Do not ignore Google’s broader quality guidance. Helpful content, strong page experience, and understandable structure still matter. Google recommends good Core Web Vitals and a great user experience as part of success in Search generally, and that supports Discover performance too.
FAQs
What is Google Discover traffic?
Google Discover traffic is the visits your site receives from Google’s personalized content feed. Google says Discover shows content related to user interests.
How do I check Google Discover traffic?
Use the Discover report in Google Search Console. Google says the report is available to sites with meaningful visibility in Discover.
What metrics matter most in Discover?
Clicks, impressions, and CTR matter most. Google defines those metrics in Search Console performance data, and they are the best way to compare page performance.
Why is my Discover traffic low?
It could be because the site does not yet have enough visibility, the topic is not timely enough, the headline is weak, or the featured image is not compelling enough.
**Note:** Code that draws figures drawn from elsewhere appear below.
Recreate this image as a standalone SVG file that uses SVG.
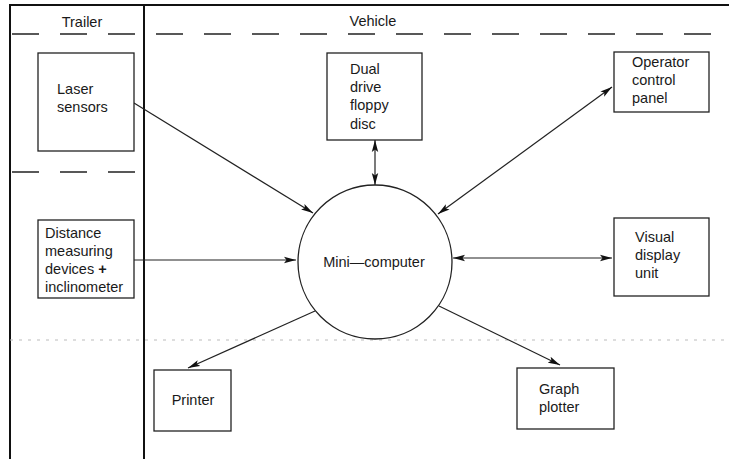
<svg xmlns="http://www.w3.org/2000/svg" width="729" height="459" viewBox="0 0 729 459">
<style>
text{font-family:"Liberation Sans",Arial,sans-serif;font-size:14.5px;fill:#1a1a1a}
.box{fill:#fff;stroke:#222;stroke-width:1.3}
.frame{stroke:#111;stroke-width:2;fill:none}
.dash{stroke:#222;stroke-width:1.3;stroke-dasharray:27 21;fill:none}
.conn{stroke:#222;stroke-width:1.2;fill:none}
.art{stroke:#bbb;stroke-width:1;stroke-dasharray:3 6;fill:none}
</style>
<defs>
<marker id="ah" viewBox="0 0 12 8" refX="12" refY="4" markerWidth="12" markerHeight="8" markerUnits="userSpaceOnUse" orient="auto-start-reverse">
<path d="M0,0.8 L12,4 L0,7.2 L2.5,4 Z" fill="#111"/>
</marker>
</defs>
<rect width="729" height="459" fill="#fff"/>
<g id="frame">
<line class="frame" x1="10" y1="5" x2="729" y2="5"/>
<line class="frame" x1="10" y1="4" x2="10" y2="459"/>
<line class="frame" x1="144" y1="4" x2="144" y2="459"/>
<path class="dash" d="M12,34 H729"/>
<path class="dash" d="M12,172 H140"/>
<line class="art" x1="10" y1="340" x2="729" y2="340"/>
<text x="82" y="27" text-anchor="middle">Trailer</text>
<text x="373" y="26" text-anchor="middle">Vehicle</text>
</g>
<g id="connectors">
<line class="conn" x1="134" y1="103" x2="313" y2="213" marker-end="url(#ah)"/>
<line class="conn" x1="134" y1="260" x2="296" y2="260" marker-end="url(#ah)"/>
<line class="conn" x1="375" y1="140" x2="375" y2="185" marker-start="url(#ah)" marker-end="url(#ah)"/>
<line class="conn" x1="438" y1="214" x2="612" y2="87" marker-start="url(#ah)" marker-end="url(#ah)"/>
<line class="conn" x1="453" y1="258" x2="612" y2="258" marker-start="url(#ah)" marker-end="url(#ah)"/>
<line class="conn" x1="315" y1="311" x2="188" y2="368" marker-end="url(#ah)"/>
<line class="conn" x1="439" y1="306" x2="560" y2="365" marker-end="url(#ah)"/>
</g>
<g id="laser">
<rect class="box" x="38" y="53" width="96" height="98"/>
<text x="57" y="94">Laser</text>
<text x="57" y="112">sensors</text>
</g>
<g id="distance">
<rect class="box" x="38" y="220" width="96" height="78"/>
<text x="45" y="238">Distance</text>
<text x="45" y="256">measuring</text>
<text x="45" y="274">devices <tspan font-weight="bold">+</tspan></text>
<text x="45" y="292">inclinometer</text>
</g>
<g id="floppy">
<rect class="box" x="327" y="53" width="95" height="87"/>
<text x="350" y="74">Dual</text>
<text x="350" y="92">drive</text>
<text x="350" y="110">floppy</text>
<text x="350" y="129">disc</text>
</g>
<g id="operator">
<rect class="box" x="614" y="52" width="95" height="60"/>
<text x="632" y="67">Operator</text>
<text x="632" y="85">control</text>
<text x="632" y="103">panel</text>
</g>
<g id="computer">
<circle cx="375" cy="262" r="77" fill="#fff" stroke="#222" stroke-width="1.3"/>
<text x="374" y="267" text-anchor="middle">Mini—computer</text>
</g>
<g id="vdu">
<rect class="box" x="614" y="218" width="95" height="78"/>
<text x="635" y="242">Visual</text>
<text x="635" y="260">display</text>
<text x="635" y="278">unit</text>
</g>
<g id="printer">
<rect class="box" x="154" y="370" width="77" height="61"/>
<text x="193" y="405" text-anchor="middle">Printer</text>
</g>
<g id="plotter">
<rect class="box" x="517" y="368" width="97" height="61"/>
<text x="539" y="394">Graph</text>
<text x="539" y="412">plotter</text>
</g>
</svg>
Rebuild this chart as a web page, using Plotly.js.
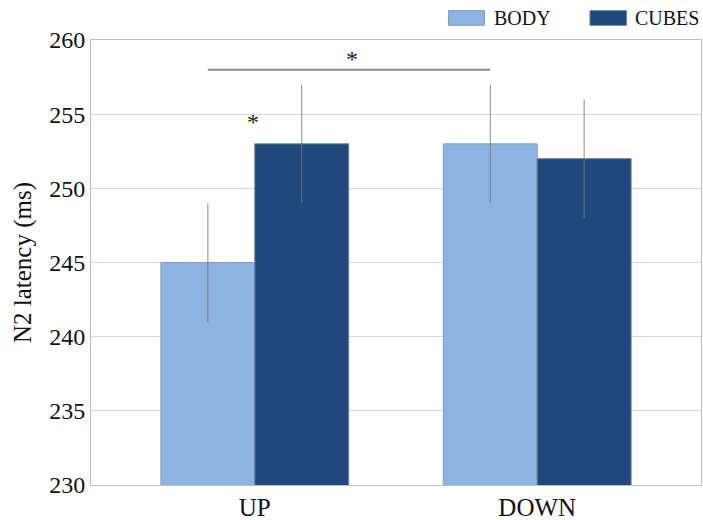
<!DOCTYPE html>
<html>
<head>
<meta charset="utf-8">
<script src="https://cdn.plot.ly/plotly-3.0.1.min.js"></script>
<style>html,body{margin:0;padding:0;background:#fff;}#chart{width:703px;height:520px;}</style>
</head>
<body>
<div id="chart"></div>
<script>
var categories = ["UP", "DOWN"];
var bodyValues = [245, 253];
var cubesValues = [253, 252];
var bodyErrors = [4, 4];
var cubesErrors = [4, 4];
var yTicks = [230, 235, 240, 245, 250, 255, 260];
var seriesNames = ["BODY", "CUBES"];
var bodyColor = "#8DB3E2";
var cubesColor = "#1F497D";
var serif = "Liberation Serif";

var errStyle = {type: "data", visible: true, thickness: 1, width: 0, color: "rgba(120,120,120,0.85)"};

var traces = [
  {type: "bar", name: seriesNames[0], x: categories, y: bodyValues,
   marker: {color: bodyColor, line: {color: "#8a9bb0", width: 1}},
   error_y: Object.assign({array: bodyErrors}, errStyle), showlegend: false},
  {type: "bar", name: seriesNames[1], x: categories, y: cubesValues,
   marker: {color: cubesColor, line: {color: "#6d7f96", width: 1}},
   error_y: Object.assign({array: cubesErrors}, errStyle), showlegend: false}
];

var off = 0.1665;
var layout = {
  width: 703, height: 520,
  margin: {l: 91, r: 2, t: 40, b: 35},
  paper_bgcolor: "#fff", plot_bgcolor: "#fff",
  barmode: "group", bargap: 0.335, bargroupgap: 0,
  font: {family: serif, color: "#111"},
  xaxis: {type: "category", range: [-0.58, 1.58], showgrid: false,
    showline: true, mirror: true, linecolor: "#bfbfbf", linewidth: 1,
    ticks: "", tickfont: {family: serif, size: 25, color: "#111"}, zeroline: false},
  yaxis: {range: [230, 260], tickvals: yTicks, showgrid: true, gridcolor: "#d9d9d9", gridwidth: 1,
    showline: true, mirror: true, linecolor: "#bfbfbf", linewidth: 1, zeroline: false,
    ticks: "", tickfont: {family: serif, size: 24, color: "#111"},
    title: {text: "N2 latency (ms)", font: {family: serif, size: 25, color: "#111"}, standoff: 10}},
  shapes: [
    {type: "line", xref: "x", yref: "y", x0: -off, x1: 1 - off, y0: 258, y1: 258,
     line: {color: "#8c8c8c", width: 2}},
    {type: "rect", xref: "paper", yref: "paper", x0: 0.586, x1: 0.645, y0: 1.033, y1: 1.066,
     fillcolor: bodyColor, line: {color: "#8a9bb0", width: 1}},
    {type: "rect", xref: "paper", yref: "paper", x0: 0.818, x1: 0.878, y0: 1.033, y1: 1.066,
     fillcolor: cubesColor, line: {color: "#6d7f96", width: 1}}
  ],
  annotations: [
    {xref: "x", yref: "y", x: 1/3 + 0.01, y: 258.7, text: "*", showarrow: false,
     font: {family: serif, size: 24, color: "#222"}},
    {xref: "x", yref: "y", x: -0.008, y: 254.5, text: "*", showarrow: false,
     font: {family: serif, size: 24, color: "#222"}},
    {xref: "paper", yref: "paper", x: 0.657, y: 1.05, xanchor: "left", yanchor: "middle",
     text: seriesNames[0], showarrow: false, font: {family: serif, size: 20, color: "#111"}},
    {xref: "paper", yref: "paper", x: 0.889, y: 1.05, xanchor: "left", yanchor: "middle",
     text: seriesNames[1], showarrow: false, font: {family: serif, size: 20, color: "#111"}}
  ]
};

Plotly.newPlot("chart", traces, layout, {displayModeBar: false, staticPlot: true});
</script>
</body>
</html>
Google’s 2026 Discover update also reduced sensational clickbait and gave more weight to original, in-depth content.
Do featured images affect Discover performance?
Yes. Google’s image guidance says image quality, context, and alt text help it understand images, and Discover is highly visual.
Should I connect Discover tracking to the rest of my SEO strategy?
Yes. Search Console data works best when you use it with your wider content strategy, especially if your site already covers topics like topical authority, schema markup, and AI search traffic tracking.
Conclusion
Tracking Google Discover traffic in Google Search Console is one of the smartest habits a publisher can build in 2026. It shows you which pages are being surfaced, which headlines are winning clicks, and which images are actually doing their job. Google’s documentation makes it clear that Discover is tied to user interests, meaningful visibility, and performance data such as clicks, impressions, and CTR.